5. Julius Payer's Terrestrial Globe from 1875
This extraordinary world globe, made in 1875, looks as if it could have been made today. The bright sky blue ocean design contrasts with the white landmasses that are outlined in a bold pink hue. The bright color scheme was hand drawn onto this desktop model by the cartographer, Julius Payer. The globe sits on an ornate base, made from multicolored fabric. The German globe is about a foot in diameter, and a couple of inches higher on the base. A standout in Austria's Globe Museum, this unusual globe startles with its contemporary design despite being made in the 19th century. Without place names, the sleek and colorful style of Payer's globe is one of a kind for an antique model.
4. Juttner & Lettany's Terrestrial Globe from 1827
This handsome desktop globe was designed by Joseph Juttner and Franz Lettany, who made popular models in both Vienna and Prague during the 19th century. This particular model was crafted in Prague is written in German. The sphere itself is a foot in diameter, but on its wooden desktop base, reaches 18 inches tall. The globe is surrounded by a full brass meridian which includes latitudinal degree calibrations. The meridian is held in the stand by a horizontal cradle, which is supported by four curved legs. The globe's design features a light blue ocean style, with pale colored landmasses and an abundance of place names. This globe is still in great shape and its timeless composition still looks as fresh as it did in the 18th century.
3. Vincenzo Coronelli's Terrestrial Globe from 1688
The famous Italian globe maker and cartographer, Vincenzo Coronelli, finished this beauty in 1688. The large world globe is 3 and a half feet in diameter, and stands 6 feet tall on the baroque stand. With a combination of wood, bronze and iron, the intricate base upholds this giant world globe. The place names are in Latin, and California is pictured as a separate island off of the west coast of the United States. As seen in the picture, Coronelli included an elegant cartouche on the globe, complete with several cherubs and paintings of sailboats and ships over the waters. The beige ocean design retains the classic flavor that antique maps are known for, giving this old globe a sense that it is a true artifact of its 17th century era.

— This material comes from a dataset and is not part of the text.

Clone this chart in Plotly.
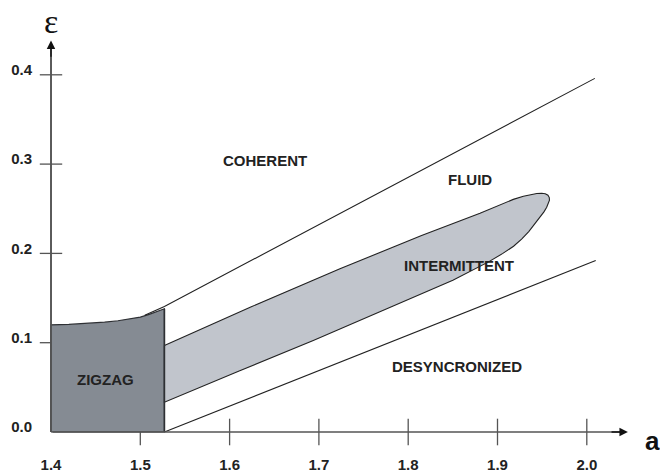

2. Pierre Lapie's Terrestrial Globe from 1810
Pierre Lapie was a French cartographer, globe maker and engraver from the 19th century. His son was also a cartographer, and they collaborated on maps together. This startlingly beautiful globe was made in 1810 and is almost a foot in diameter and stands two feet tall on its curvilinear metal base. The globe is surrounded by a brass meridian with latitudinal degree markings, and is held at an upwards angle so as to be viewed from above. The incredibly detailed beige antique world globe is enhanced by the golden hued base, which has elegant curves and a thin composition. This globe is incredibly informed by its French sensibility and has a distinctly Art Nouveau flavor to it, despite predating the design movement by a couple decades. This Lapie globe is an absolute gem in the Globe Museum collection.
1. Gerardus Mercator's Terrestrial Globe from 1541
A Mercator globe again takes the number one spot! This world globe, made in 1541, is another stellar contribution to the world of geography from one of cartography's greatest innovators. Mercator's classic four legged base upholds a wooden cradle that encases the full metal meridian, which has latitudinal degree calibrations. The beautiful blue ocean design is enhanced by the reddish brown landmasses, which showcase cutting edge geographical insights of the day, but are wildly out of proportion by modern standards. Still, there are plenty of place names, and the globe is incredibly detailed, living up to Mercator's ambitious cartographic standards. The globe is almost a foot and half in diameter and two feet tall atop its classic wooden base. Nothing touches a Mercator globe!